A trie is a type of tree with some special characteristics, which are:

  • Each node contains a single character, with the root node containing an empty character by convention
  • By starting at the root and traversing parent to children relationships, we can build user-defined words using those characters, and
  • Each node has a boolean property to indicate if it is the end of a word.

Tries are best suited for data sets in which elements have similar prefixes. In this course we focused on tries to represent words in a language, which is the most common use of tries.
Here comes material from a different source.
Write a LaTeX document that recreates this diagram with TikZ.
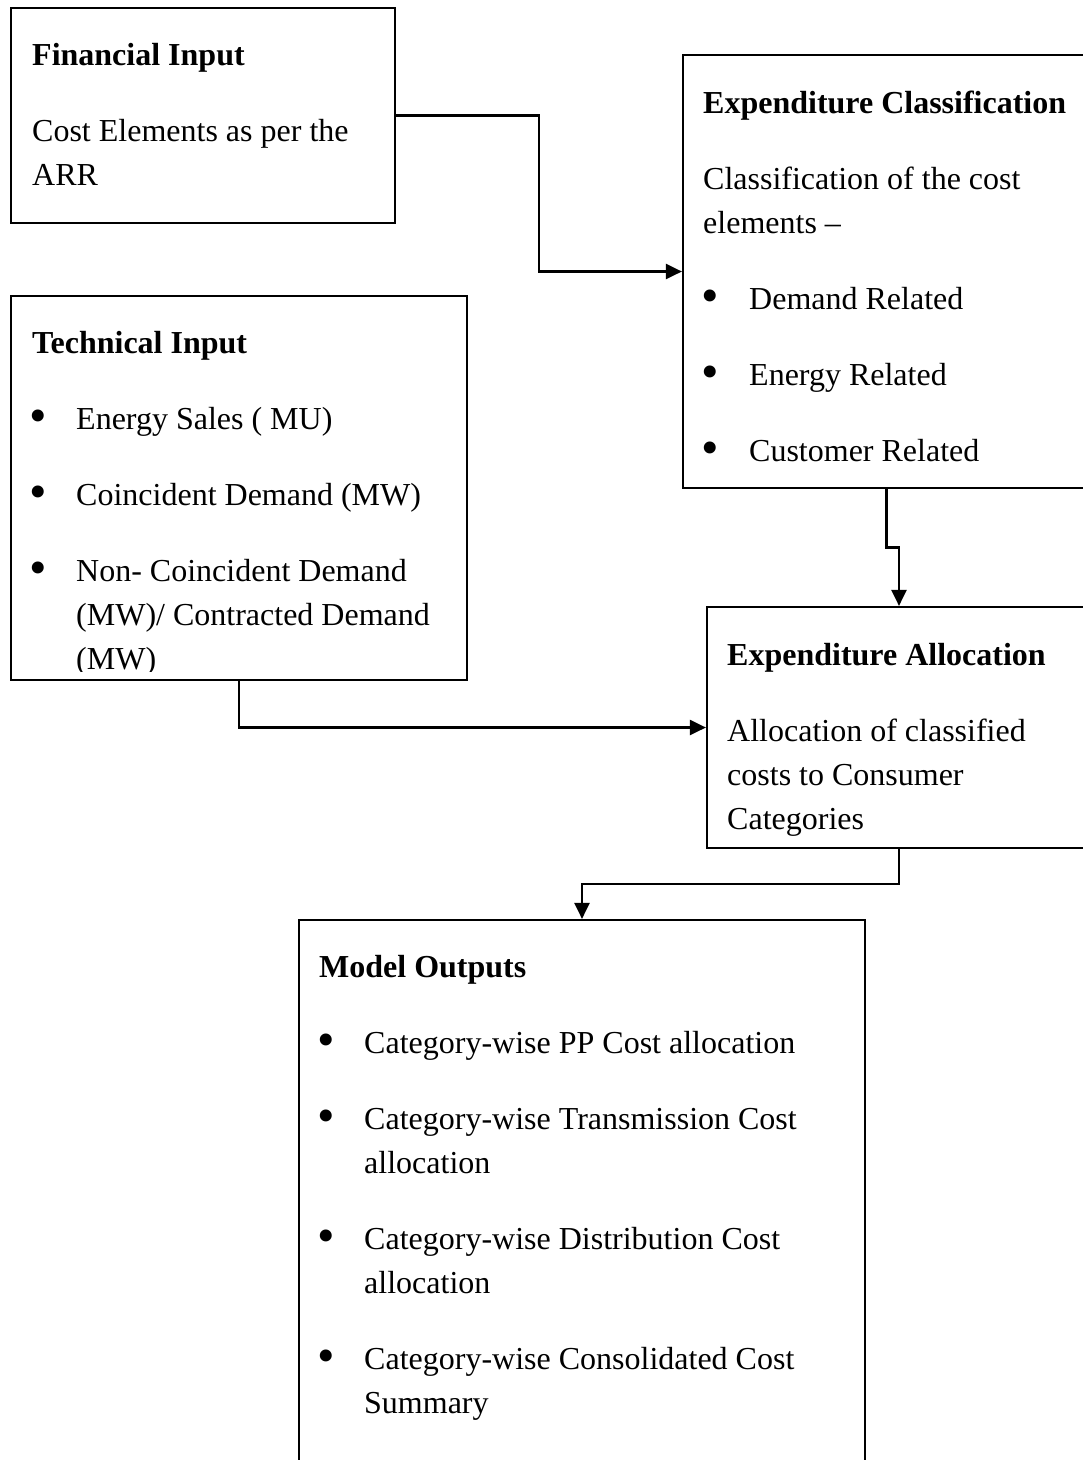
\documentclass[tikz,border=0pt]{standalone}
\usepackage{fontspec}
\setmainfont{Liberation Serif}
\usetikzlibrary{arrows.meta,calc}
\begin{document}
\begin{tikzpicture}[x=1pt,y=-1pt,
  box/.style={draw, line width=2.2pt, inner sep=0pt},
  txt/.style={anchor=base west, inner sep=0pt, font=\fontsize{32}{44}\selectfont},
  ttl/.style={anchor=base west, inner sep=0pt, font=\fontsize{32}{44}\selectfont\bfseries},
  bul/.style={anchor=center, inner sep=0pt, font=\fontsize{50}{50}\selectfont},
  conn/.style={line width=2.2pt, -{Triangle[length=16pt,width=15pt]}}]
\useasboundingbox (0,0) rectangle (1083,1460);
\clip (0,0) rectangle (1083,1460);
% boxes
\node[box, minimum width=384pt, minimum height=215pt] (fin) at (203,115.5) {};
\node[box, minimum width=407pt, minimum height=433pt] (cls) at (886.5,271.5) {};
\node[box, minimum width=456pt, minimum height=384pt] (tech) at (239,488) {};
\node[box, minimum width=384pt, minimum height=241pt] (alloc) at (899,727.5) {};
\node[box, minimum width=566pt, minimum height=560pt] (model) at (582,1200) {};
% Financial Input
\node[ttl] (finT) at (32,65) {Financial Input};
\node[txt] (fin1) at (32,141) {Cost Elements as per the};
\node[txt] (fin2) at (32,185) {ARR};
% Expenditure Classification
\node[ttl] (clsT) at (703,113) {Expenditure Classification};
\node[txt] (cls1) at (703,189) {Classification of the cost};
\node[txt] (cls2) at (703,233) {elements –};
\node[bul] (clsB1) at (710,301) {•};
\node[txt] (cls3) at (749,309) {Demand Related};
\node[bul] (clsB2) at (710,377) {•};
\node[txt] (cls4) at (749,385) {Energy Related};
\node[bul] (clsB3) at (710,453) {•};
\node[txt] (cls5) at (749,461) {Customer Related};
% Technical Input
\node[ttl] (techT) at (32,353) {Technical Input};
\node[bul] (techB1) at (38,421) {•};
\node[txt] (tech1) at (76,429) {Energy Sales ( MU)};
\node[bul] (techB2) at (38,497) {•};
\node[txt] (tech2) at (76,505) {Coincident Demand (MW)};
\node[bul] (techB3) at (38,573) {•};
\node[txt] (tech3) at (76,581) {Non- Coincident Demand};
\node[txt] (tech4) at (76,625) {(MW)/ Contracted Demand};
\begin{scope}
\clip (11,296) rectangle (467,671);
\node[txt] (tech5) at (76,669) {(MW)};
\end{scope}
% Expenditure Allocation
\node[ttl] (allocT) at (727,665) {Expenditure Allocation};
\node[txt] (alloc1) at (727,741) {Allocation of classified};
\node[txt] (alloc2) at (727,785) {costs to Consumer};
\node[txt] (alloc3) at (727,829) {Categories};
% Model Outputs
\node[ttl] (modelT) at (319,977) {Model Outputs};
\node[bul] (mB1) at (326,1045) {•};
\node[txt] (m1) at (364,1053) {Category-wise PP Cost allocation};
\node[bul] (mB2) at (326,1121) {•};
\node[txt] (m2) at (364,1129) {Category-wise Transmission Cost};
\node[txt] (m3) at (364,1173) {allocation};
\node[bul] (mB3) at (326,1241) {•};
\node[txt] (m4) at (364,1249) {Category-wise Distribution Cost};
\node[txt] (m5) at (364,1293) {allocation};
\node[bul] (mB4) at (326,1361) {•};
\node[txt] (m6) at (364,1369) {Category-wise Consolidated Cost};
\node[txt] (m7) at (364,1413) {Summary};
% connectors
\draw[conn] (fin.east) -| ($(fin.east)!0.5!(cls.west)$) |- (cls.west);
\draw[conn] (cls.south) |- ($(cls.south)!0.5!(alloc.north)$) -| (alloc.north);
\draw[conn] (tech.south) |- (alloc.west);
\draw[conn] (alloc.south) |- ($(alloc.south)!0.5!(model.north)$) -| (model.north);
\end{tikzpicture}
\end{document}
We used tries for an auto-complete style application.

Trie example: words starting with ‘car’ Trie example: words starting with ‘car’

Tries are a very efficient way of storing dense hierarchical data, since each node in the trie only stores a single portion of the overall data. They also allow quickly looking up if a particular element or path exists - usually much quicker than looking through a linear list of words.

Binary Trees

A binary tree is a type of tree with some special characteristics, which are:

  • Each node has at most 2 children (nodes can have 0, 1, or 2 children), and
  • unlike general trees, the children in a binary tree are not an unordered set. The children must be ordered such that:
    • all of the descendants in the left tree are less than the parent’s value, and
    • all of the descendants in the right tree are greater than the parent’s value

Binary trees are the ideal structure to use when we have a data set with a well defined ordering. Once we have the data stored in a binary tree, we can also do an inorder traversal, which will access the elements in the tree in sorted order. We will discuss in the next chapter why we might want to choose a binary tree based on its performance.